When I managed the plant in Kiryat Gat, everyone thought I was the secretary.
— –Maxine Fassberg, speaking on the stereotyping of women in management

In 1982 Intel launched a recruitment drive to staff its new Fab8 plant – its first factory built outside the United States. Fassberg applied and was hired in 1983 to work as a lithography engineer at Fab8. After completing a one-year factory training program in Arizona, she returned to Israel to work as a Manufacturing Area Engineer from 1986 to 1987 and a Fab8 Group Leader from 1988 to 1990 and 1992 to 1993. She was a polyimide engineer in the Portland Technology Development division from 1991 to 1992.

In 1995 Fassberg became part of the start-up team for the company's Fab18 factory in Kiryat Gat, first as public relations manager and then as manager of the engineering division. She oversaw the startup of the 45 nm chip plant, and subsequent upgrading of the plant to produce 28 nm and 22 nm chips. She was promoted to Fab18 factory manager in 2000, a position she co-held with Alex Kornhauser until 2004, when she was named Fab18 plant manager.

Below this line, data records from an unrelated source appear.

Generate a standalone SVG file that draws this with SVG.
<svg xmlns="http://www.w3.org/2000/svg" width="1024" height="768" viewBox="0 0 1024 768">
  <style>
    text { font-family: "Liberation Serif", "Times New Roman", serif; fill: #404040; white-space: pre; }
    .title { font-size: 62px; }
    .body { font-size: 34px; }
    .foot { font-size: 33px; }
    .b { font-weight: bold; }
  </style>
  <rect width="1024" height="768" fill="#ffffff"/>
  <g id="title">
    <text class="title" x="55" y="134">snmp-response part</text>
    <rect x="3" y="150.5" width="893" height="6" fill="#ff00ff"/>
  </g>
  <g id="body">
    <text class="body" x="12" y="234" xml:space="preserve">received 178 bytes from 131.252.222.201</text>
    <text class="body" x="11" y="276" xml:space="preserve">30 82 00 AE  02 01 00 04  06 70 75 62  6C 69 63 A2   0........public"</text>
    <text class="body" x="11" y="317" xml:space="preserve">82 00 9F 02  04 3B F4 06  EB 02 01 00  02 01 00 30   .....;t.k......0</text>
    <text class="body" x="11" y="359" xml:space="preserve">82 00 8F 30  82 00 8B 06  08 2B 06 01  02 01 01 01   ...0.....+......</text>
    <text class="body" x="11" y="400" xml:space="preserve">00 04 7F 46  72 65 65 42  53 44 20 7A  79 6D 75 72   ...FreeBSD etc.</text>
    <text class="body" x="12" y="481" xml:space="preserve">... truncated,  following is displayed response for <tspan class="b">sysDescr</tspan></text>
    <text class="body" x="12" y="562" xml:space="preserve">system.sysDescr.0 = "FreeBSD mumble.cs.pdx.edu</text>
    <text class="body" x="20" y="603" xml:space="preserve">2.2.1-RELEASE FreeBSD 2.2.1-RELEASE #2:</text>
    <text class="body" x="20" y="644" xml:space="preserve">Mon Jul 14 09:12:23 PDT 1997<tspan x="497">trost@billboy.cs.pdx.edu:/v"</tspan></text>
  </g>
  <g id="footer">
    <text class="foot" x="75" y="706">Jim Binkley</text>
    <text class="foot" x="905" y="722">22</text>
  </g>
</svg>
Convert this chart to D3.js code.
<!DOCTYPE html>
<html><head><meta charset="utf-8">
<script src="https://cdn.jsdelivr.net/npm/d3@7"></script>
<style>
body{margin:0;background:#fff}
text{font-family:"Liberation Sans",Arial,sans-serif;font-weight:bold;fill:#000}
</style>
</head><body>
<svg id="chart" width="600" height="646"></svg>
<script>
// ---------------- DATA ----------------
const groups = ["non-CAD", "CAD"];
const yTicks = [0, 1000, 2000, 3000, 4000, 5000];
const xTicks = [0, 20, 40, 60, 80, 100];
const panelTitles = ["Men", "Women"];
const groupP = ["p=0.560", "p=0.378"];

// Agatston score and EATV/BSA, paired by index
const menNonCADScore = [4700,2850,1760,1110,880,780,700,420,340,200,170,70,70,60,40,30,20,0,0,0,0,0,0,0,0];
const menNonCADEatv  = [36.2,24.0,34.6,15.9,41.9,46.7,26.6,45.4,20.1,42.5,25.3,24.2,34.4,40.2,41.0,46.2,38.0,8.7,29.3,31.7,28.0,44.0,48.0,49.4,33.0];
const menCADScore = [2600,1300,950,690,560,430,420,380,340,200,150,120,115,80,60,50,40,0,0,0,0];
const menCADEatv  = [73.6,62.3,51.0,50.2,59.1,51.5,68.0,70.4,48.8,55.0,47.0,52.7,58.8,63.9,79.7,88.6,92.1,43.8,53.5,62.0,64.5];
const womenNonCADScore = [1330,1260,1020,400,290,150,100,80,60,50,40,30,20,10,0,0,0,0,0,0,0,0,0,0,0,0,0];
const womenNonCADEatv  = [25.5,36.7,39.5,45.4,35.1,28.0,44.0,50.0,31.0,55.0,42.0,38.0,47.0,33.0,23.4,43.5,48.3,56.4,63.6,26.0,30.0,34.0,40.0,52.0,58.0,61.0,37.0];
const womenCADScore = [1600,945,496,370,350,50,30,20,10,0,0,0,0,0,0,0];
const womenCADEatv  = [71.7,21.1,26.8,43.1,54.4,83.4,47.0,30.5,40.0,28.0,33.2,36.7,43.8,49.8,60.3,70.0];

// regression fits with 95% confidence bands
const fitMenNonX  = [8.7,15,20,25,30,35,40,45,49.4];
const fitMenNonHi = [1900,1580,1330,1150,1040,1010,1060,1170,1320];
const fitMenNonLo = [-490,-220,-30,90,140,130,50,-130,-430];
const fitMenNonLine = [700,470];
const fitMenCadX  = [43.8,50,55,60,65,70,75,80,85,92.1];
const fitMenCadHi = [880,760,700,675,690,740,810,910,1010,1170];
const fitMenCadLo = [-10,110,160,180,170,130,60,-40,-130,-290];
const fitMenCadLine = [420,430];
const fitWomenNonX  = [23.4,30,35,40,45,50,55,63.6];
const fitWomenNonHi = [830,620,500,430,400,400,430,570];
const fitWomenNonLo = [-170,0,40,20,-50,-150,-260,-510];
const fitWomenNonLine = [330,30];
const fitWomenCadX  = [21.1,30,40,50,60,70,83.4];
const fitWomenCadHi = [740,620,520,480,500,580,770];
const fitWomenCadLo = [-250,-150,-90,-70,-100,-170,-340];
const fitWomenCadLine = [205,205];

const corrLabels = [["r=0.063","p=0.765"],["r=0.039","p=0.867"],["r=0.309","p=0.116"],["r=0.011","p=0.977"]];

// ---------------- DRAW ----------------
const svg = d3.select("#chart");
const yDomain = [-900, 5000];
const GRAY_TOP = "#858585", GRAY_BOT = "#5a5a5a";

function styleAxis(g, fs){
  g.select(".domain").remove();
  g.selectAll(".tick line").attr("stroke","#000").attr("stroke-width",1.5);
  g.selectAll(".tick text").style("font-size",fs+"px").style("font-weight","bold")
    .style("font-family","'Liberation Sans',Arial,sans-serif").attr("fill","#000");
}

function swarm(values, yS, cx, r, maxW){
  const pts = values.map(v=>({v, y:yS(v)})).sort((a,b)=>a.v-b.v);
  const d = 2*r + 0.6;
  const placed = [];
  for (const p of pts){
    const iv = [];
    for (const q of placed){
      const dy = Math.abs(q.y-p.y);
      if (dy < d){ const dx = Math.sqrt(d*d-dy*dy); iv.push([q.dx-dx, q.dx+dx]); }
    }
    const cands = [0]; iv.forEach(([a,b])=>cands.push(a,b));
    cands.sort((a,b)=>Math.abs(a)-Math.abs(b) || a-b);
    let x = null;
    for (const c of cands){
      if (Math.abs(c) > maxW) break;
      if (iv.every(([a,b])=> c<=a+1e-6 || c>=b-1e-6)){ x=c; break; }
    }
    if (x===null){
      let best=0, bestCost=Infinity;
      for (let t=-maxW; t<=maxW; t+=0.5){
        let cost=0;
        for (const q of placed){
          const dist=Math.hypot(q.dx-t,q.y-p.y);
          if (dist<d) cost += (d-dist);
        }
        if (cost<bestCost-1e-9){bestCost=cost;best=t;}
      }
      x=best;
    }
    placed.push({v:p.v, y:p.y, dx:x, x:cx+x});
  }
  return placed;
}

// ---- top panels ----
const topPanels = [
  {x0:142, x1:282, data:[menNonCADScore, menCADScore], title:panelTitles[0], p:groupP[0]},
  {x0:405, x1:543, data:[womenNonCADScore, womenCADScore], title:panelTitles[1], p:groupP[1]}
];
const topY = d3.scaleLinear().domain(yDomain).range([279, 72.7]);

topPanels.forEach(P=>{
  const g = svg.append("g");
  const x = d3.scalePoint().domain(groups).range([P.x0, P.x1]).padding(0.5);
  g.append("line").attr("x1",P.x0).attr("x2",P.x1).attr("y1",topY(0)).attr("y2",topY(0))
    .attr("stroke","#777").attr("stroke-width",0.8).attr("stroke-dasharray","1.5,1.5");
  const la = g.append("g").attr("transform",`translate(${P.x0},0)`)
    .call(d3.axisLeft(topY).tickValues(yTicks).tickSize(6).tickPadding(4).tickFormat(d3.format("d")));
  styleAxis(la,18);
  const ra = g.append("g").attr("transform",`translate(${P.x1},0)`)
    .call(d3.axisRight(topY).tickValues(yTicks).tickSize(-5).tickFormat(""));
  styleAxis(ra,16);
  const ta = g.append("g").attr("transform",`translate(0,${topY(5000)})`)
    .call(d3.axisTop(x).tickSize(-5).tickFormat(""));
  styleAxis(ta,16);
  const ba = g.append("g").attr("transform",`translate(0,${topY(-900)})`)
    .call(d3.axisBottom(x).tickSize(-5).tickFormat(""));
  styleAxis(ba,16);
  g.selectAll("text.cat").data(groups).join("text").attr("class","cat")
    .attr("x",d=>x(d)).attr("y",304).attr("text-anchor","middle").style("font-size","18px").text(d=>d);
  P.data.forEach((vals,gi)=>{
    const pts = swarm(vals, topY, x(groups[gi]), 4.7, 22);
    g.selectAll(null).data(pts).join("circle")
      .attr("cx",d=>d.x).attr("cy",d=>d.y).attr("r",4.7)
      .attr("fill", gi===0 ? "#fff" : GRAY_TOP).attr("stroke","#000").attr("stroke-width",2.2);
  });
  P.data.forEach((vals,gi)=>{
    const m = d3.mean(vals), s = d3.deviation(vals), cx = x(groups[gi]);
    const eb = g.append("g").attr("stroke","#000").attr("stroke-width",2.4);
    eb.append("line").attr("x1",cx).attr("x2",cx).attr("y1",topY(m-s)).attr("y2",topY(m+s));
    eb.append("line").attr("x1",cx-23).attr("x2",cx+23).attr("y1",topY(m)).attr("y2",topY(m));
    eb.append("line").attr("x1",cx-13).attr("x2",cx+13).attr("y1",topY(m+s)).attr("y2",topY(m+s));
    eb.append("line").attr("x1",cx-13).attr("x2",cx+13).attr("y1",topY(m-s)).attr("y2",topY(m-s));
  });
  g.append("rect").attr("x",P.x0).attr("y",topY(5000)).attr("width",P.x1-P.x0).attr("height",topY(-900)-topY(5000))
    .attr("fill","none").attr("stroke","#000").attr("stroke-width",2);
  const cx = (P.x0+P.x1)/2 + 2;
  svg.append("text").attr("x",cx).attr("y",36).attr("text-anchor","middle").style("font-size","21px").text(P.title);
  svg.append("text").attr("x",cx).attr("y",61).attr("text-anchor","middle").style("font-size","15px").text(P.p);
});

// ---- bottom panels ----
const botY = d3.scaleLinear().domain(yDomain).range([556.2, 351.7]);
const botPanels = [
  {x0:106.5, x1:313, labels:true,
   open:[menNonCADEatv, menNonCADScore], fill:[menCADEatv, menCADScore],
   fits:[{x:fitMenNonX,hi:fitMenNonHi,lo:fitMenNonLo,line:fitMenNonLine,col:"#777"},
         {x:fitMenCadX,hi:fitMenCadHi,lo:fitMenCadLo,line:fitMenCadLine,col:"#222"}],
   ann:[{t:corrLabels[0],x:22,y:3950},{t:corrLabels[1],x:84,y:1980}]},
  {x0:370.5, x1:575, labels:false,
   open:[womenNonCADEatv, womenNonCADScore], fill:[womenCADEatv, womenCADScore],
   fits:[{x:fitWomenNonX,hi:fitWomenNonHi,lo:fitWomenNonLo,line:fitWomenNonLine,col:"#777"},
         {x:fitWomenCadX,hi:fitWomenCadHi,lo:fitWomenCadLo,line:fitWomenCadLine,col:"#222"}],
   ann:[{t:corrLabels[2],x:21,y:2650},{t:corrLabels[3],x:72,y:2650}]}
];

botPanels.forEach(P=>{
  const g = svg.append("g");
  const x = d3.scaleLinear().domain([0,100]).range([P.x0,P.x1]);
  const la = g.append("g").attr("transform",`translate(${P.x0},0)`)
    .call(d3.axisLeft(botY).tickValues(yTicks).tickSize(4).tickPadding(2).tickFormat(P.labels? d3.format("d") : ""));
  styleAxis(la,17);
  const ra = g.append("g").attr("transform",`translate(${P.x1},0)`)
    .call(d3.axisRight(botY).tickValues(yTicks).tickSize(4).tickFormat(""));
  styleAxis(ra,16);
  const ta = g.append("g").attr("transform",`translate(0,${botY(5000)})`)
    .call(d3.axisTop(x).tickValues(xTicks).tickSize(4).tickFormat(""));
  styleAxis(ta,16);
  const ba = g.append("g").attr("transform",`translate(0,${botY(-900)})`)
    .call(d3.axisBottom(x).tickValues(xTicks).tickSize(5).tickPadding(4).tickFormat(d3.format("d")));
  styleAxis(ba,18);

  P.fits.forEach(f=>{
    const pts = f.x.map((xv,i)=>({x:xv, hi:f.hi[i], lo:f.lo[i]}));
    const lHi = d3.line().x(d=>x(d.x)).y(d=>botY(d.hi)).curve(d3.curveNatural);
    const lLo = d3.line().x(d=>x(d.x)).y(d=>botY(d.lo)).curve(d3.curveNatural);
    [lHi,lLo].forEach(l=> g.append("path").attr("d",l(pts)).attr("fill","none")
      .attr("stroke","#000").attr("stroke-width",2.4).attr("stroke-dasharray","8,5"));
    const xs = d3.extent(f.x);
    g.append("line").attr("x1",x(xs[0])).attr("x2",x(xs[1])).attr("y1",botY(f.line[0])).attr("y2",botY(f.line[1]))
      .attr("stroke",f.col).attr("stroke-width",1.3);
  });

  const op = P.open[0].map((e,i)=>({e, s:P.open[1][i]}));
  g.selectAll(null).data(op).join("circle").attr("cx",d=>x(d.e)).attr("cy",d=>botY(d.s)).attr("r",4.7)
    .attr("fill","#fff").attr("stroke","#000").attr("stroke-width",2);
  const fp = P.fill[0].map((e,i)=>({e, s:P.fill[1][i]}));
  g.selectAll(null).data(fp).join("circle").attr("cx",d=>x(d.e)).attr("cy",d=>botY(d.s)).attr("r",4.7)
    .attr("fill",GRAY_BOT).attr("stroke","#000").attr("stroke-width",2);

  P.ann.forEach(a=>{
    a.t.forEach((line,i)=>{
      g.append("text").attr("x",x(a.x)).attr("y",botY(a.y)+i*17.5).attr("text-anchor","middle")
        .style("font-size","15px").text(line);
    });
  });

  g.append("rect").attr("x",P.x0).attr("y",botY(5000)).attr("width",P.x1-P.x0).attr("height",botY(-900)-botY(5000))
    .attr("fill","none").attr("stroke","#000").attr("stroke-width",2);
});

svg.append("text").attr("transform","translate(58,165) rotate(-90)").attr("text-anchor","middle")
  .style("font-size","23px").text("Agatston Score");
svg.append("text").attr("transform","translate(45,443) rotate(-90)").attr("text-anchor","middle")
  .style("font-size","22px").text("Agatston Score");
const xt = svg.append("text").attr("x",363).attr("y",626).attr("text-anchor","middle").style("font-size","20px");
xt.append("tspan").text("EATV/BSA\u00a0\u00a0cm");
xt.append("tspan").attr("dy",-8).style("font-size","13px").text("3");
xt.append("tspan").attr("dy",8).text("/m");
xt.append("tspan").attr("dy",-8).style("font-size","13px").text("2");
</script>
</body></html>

She was appointed vice president of Intel's worldwide technology and marketing group in 2004. In January 2006 she was appointed manager of the company's second factory in Israel, Fab28, also in Kiryat Gat. In June 2007 she was named general manager (CEO) of Intel Israel, with responsibility for developing the Intel Israel Site and the Fab28 factory. Under her leadership, exports increased from $1.54 billion in 2007 to $2.7 billion in 2010. In 2011 she was overseeing 7,300 employees.

Intel credited Fassberg's leadership for creating thousands of new jobs. She also encouraged women, Arabs, Druze, and Haredi Jews to enter the high-tech sector. By 2016, approximately 40% of the management positions at the Kiryat Gat plant were held by women, compared to 33% at other Intel factories in Israel. Fassberg herself often experienced prejudice and stereotyping as a woman in senior management. When she co-managed the Fab18 factory with Kornhauser, she says, people thought she was Kornhauser's secretary. Even when she was CEO, men addressed correspondence to her as Maxim, not Maxine.

==Memberships==
Fassberg is a member of the Supervisory Council and Audit Committee of the Bank of Israel, the board of directors of the Hebrew University of Jerusalem, and the board of the Bloomfield Science Museum. She was a member of the Prime Minister's Round Table from 2008 to 2011 and the Advisory Committee to the National Economic Council in the Prime Minister's Office from 2009 to 2011.

==Awards and honors==
Fassberg received the Industry Award of the Manufacturers Association of Israel in 2011, and the Hugo Ramniceanu Prize in Economics in 2012. She also received two Intel Achievement Awards for her contribution to the "inter-die electric material problem resolution".

She was inducted into the Women in Technology International Hall of Fame in 2009. In April 2012, CNN named her one of the "10 most powerful women in tech". In 2014 she was honored as one of the 14 women torch-lighters at the official Israel Independence Day ceremony.

Fassberg received an honorary doctorate from Ben-Gurion University in 2013.

==Personal life==
She is married to Joseph Fassberg, a physician, with whom she has two children. The couple resides in Har Adar.